Visiting the center allowed me to learn about this very important piece of not only Laos’ history, but the history of my own country. In the beginning of our excursion, our tour guide began talking about the dropping of the bombs. I do not remember if I asked this allowed, or only to my husband. However, I definitely remember asking, “who would do such a thing?” When I found out that the answer was my own country, I felt a wave of emotions. Even though I personally had nothing to do with this event, I felt ashamed and embarrassed.
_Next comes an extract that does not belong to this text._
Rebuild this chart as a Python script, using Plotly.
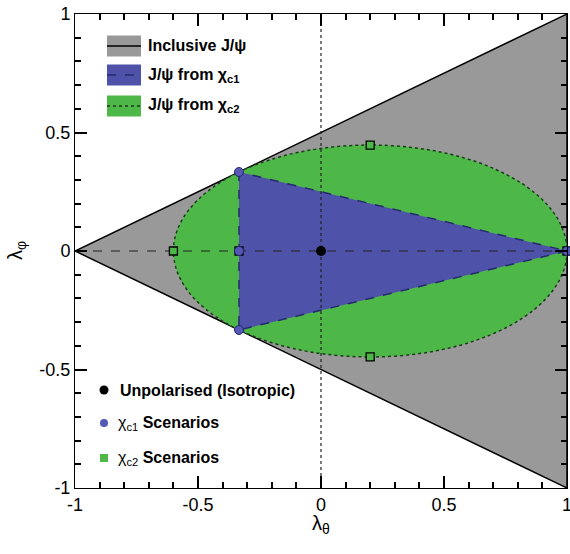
import plotly.graph_objects as go

# ---- data ----
incl_x = [-1.0, 1.0, 1.0]
incl_y = [0.0, 1.0, -1.0]
chic1_region_x = [-1/3, -1/3, 1.0]
chic1_region_y = [1/3, -1/3, 0.0]
chic2_ellipse_x = [-0.6, 1.0]
chic2_ellipse_y = [-0.447, 0.447]

unpol_x = [0.0]
unpol_y = [0.0]
chic1_pts_x = [-1/3, -1/3, -1/3, 1.0]
chic1_pts_y = [1/3, 0.0, -1/3, 0.0]
chic2_pts_x = [-0.6, -1/3, 0.2, 0.2, 1.0]
chic2_pts_y = [0.0, 0.0, 0.447, -0.447, 0.0]

tick_vals = [-1, -0.5, 0, 0.5, 1]
tick_text = ["-1", "-0.5", "0", "0.5", "1"]

GRAY = "#999999"
BLUE = "#4e52a8"
GREEN = "#4db748"
DKBLUE = "#262a6e"
DKGREEN = "#1d3d1a"
FONT = "Liberation Sans, Arial, sans-serif"


def path_from(xs, ys):
    return "M " + " L ".join(f"{x},{y}" for x, y in zip(xs, ys)) + " Z"


fig = go.Figure()

shapes = [
    dict(type="path", path=path_from(incl_x, incl_y), xref="x", yref="y",
         fillcolor=GRAY, line=dict(color="black", width=1.5), layer="below"),
    dict(type="circle", xref="x", yref="y",
         x0=chic2_ellipse_x[0], x1=chic2_ellipse_x[1],
         y0=chic2_ellipse_y[0], y1=chic2_ellipse_y[1],
         fillcolor=GREEN, line=dict(color=DKGREEN, width=1.5, dash="dot"), layer="below"),
    dict(type="path", path=path_from(chic1_region_x, chic1_region_y), xref="x", yref="y",
         fillcolor=BLUE, line=dict(color=DKBLUE, width=1.5, dash="dash"), layer="below"),
    dict(type="line", xref="x", yref="y", x0=-1, x1=1, y0=0, y1=0,
         line=dict(color="#222222", width=1.2, dash="dash"), layer="below"),
    dict(type="line", xref="x", yref="y", x0=0, x1=0, y0=-1, y1=1,
         line=dict(color="#222222", width=1.2, dash="dot"), layer="below"),
]

W, H = 570, 554
L, R, T, B = 75, 3, 14, 66
pw, ph = W - L - R, H - T - B


def px(x):
    return (x - L) / pw


def py(y):
    return 1 - (y - T) / ph


leg = [
    (GRAY, "black", "solid", 46, "<b>Inclusive J/ψ</b>"),
    (BLUE, DKBLUE, "dash", 75, "<b>J/ψ from χ<sub>c1</sub></b>"),
    (GREEN, DKGREEN, "dot", 106, "<b>J/ψ from χ<sub>c2</sub></b>"),
]
annotations = []
for fc, lc, dash, yc, txt in leg:
    shapes.append(dict(type="rect", xref="paper", yref="paper",
                       x0=px(107), x1=px(141), y0=py(yc + 10.5), y1=py(yc - 10.5),
                       fillcolor=fc, line=dict(width=0)))
    shapes.append(dict(type="line", xref="paper", yref="paper",
                       x0=px(107), x1=px(141), y0=py(yc), y1=py(yc),
                       line=dict(color=lc, width=1.5, dash=dash)))
    annotations.append(dict(xref="paper", yref="paper", x=px(146), y=py(yc),
                            xanchor="left", yanchor="middle", showarrow=False,
                            text=txt, font=dict(family=FONT, size=16, color="black")))

fig.add_trace(go.Scatter(x=chic2_pts_x, y=chic2_pts_y, mode="markers",
                         marker=dict(symbol="square", size=8, color=GREEN,
                                     line=dict(color="black", width=1.3)),
                         hoverinfo="skip", showlegend=False, cliponaxis=False))
fig.add_trace(go.Scatter(x=chic1_pts_x, y=chic1_pts_y, mode="markers",
                         marker=dict(symbol="circle", size=9, color="#5558b4",
                                     line=dict(color=DKBLUE, width=1)),
                         hoverinfo="skip", showlegend=False, cliponaxis=False))
fig.add_trace(go.Scatter(x=unpol_x, y=unpol_y, mode="markers",
                         marker=dict(symbol="circle", size=10, color="black"),
                         hoverinfo="skip", showlegend=False))
# invisible trace on an overlaying pair of axes that carries the tick marks
fig.add_trace(go.Scatter(x=unpol_x, y=unpol_y, mode="markers", xaxis="x2", yaxis="y2",
                         marker=dict(opacity=0), hoverinfo="skip", showlegend=False))

leg2 = [
    ("circle", "black", 390, "<b>Unpolarised (Isotropic)</b>", 118),
    ("circle", "#5558b4", 423, "χ<sub>c1</sub><b> Scenarios</b>", 116),
    ("square", GREEN, 458, "χ<sub>c2</sub><b> Scenarios</b>", 116),
]
for sym, col, yc, txt, tx in leg2:
    r = 4.5 if col == "black" else 4
    shapes.append(dict(type="circle" if sym == "circle" else "rect",
                       xref="paper", yref="paper",
                       x0=px(104 - r), x1=px(104 + r), y0=py(yc + r), y1=py(yc - r),
                       fillcolor=col, line=dict(width=0)))
    annotations.append(dict(xref="paper", yref="paper", x=px(tx), y=py(yc),
                            xanchor="left", yanchor="middle", showarrow=False,
                            text=txt, font=dict(family=FONT, size=16, color="black")))

annotations.append(dict(xref="paper", yref="paper", x=px(321), y=py(524),
                        xanchor="center", yanchor="middle", showarrow=False,
                        text="λ<sub>θ</sub>", font=dict(family=FONT, size=20, color="black")))
annotations.append(dict(xref="paper", yref="paper", x=px(16), y=py(251),
                        xanchor="center", yanchor="middle", showarrow=False, textangle=-90,
                        text="λ<sub>φ</sub>", font=dict(family=FONT, size=20, color="black")))

axis_common = dict(
    range=[-1, 1], tickmode="array", tickvals=tick_vals, ticktext=tick_text,
    ticks="inside", ticklen=12, tickwidth=1.5, tickcolor="black",
    minor=dict(ticks="inside", dtick=0.1, ticklen=6, tickcolor="black", tickwidth=1.5),
    showline=True, linecolor="black", mirror="allticks",
    showgrid=False, zeroline=False, automargin=False,
    ticklabeloverflow="allow",
    tickfont=dict(family=FONT, size=18, color="black"),
)

tick_axis = dict(
    range=[-1, 1], tickmode="array", tickvals=tick_vals, ticktext=tick_text,
    ticks="inside", ticklen=12, tickwidth=1.5, tickcolor="black",
    minor=dict(ticks="inside", dtick=0.1, ticklen=6, tickcolor="black", tickwidth=1.5),
    showline=True, linecolor="black", mirror="allticks",
    showgrid=False, zeroline=False, automargin=False, showticklabels=False,
)

fig.update_layout(
    width=W, height=H,
    margin=dict(l=L, r=R, t=T, b=B),
    paper_bgcolor="white", plot_bgcolor="white",
    shapes=shapes, annotations=annotations,
    xaxis=dict(**axis_common),
    yaxis=dict(**axis_common),
    xaxis2=dict(**tick_axis, overlaying="x", anchor="y2", side="bottom"),
    yaxis2=dict(**tick_axis, overlaying="y", anchor="x2", side="left"),
)

fig.write_html("out.html", config={"displayModeBar": False},
               post_script="document.body.style.margin='0px';")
I know that NONE of my tour group friends thought ill of us. But, some of them seemed to make a face as if to say, “typical.” Somehow, some of them seemed to already know how imperfect my country had been throughout the course of history. I was angry. Anger overcame me because I felt that I had been lied to in some ways about the truth of the history of my country. I was angry that some people who have never been to America knew more about its true history than I, and American, did. This was one of my very first trips outside of my own country.
What I Learned
The more I travel, the more I continue to learn about being both a citizen of the USA, and also a citizen of the world. I have learned so much about history, society, and the impact humans have on both. Traveling has helped me to become an observant, intentional, and open listener and learner. I can sincerely thank the COPE center for kick starting this endeavor of learning so purely for me.
As a New York City public school teacher, I try to incorporate all that I have learned into my classes. I teach English, and my goal has been to teach literature from places like southeast Asia while making real world connections to society, history, and politics. For those concerned, I never teach with any type of “agenda.” I give the facts and let the chips fall where they may. I want my students to be citizens who are aware of their country’s history. They should want to know the “why” of history and how that history influences literature.
I desire for them to know what responsibilities they have as Americans when they go out into the world. I’m proud of the hundreds of students who have walked out of my classroom in June understanding the impact that UXOs have had on the people of Laos, our responsibility to help, and an understanding of why places like COPE matter greatly to society. Having the opportunity for visiting the COPE visitor center in Laos has impacted my life tremendously.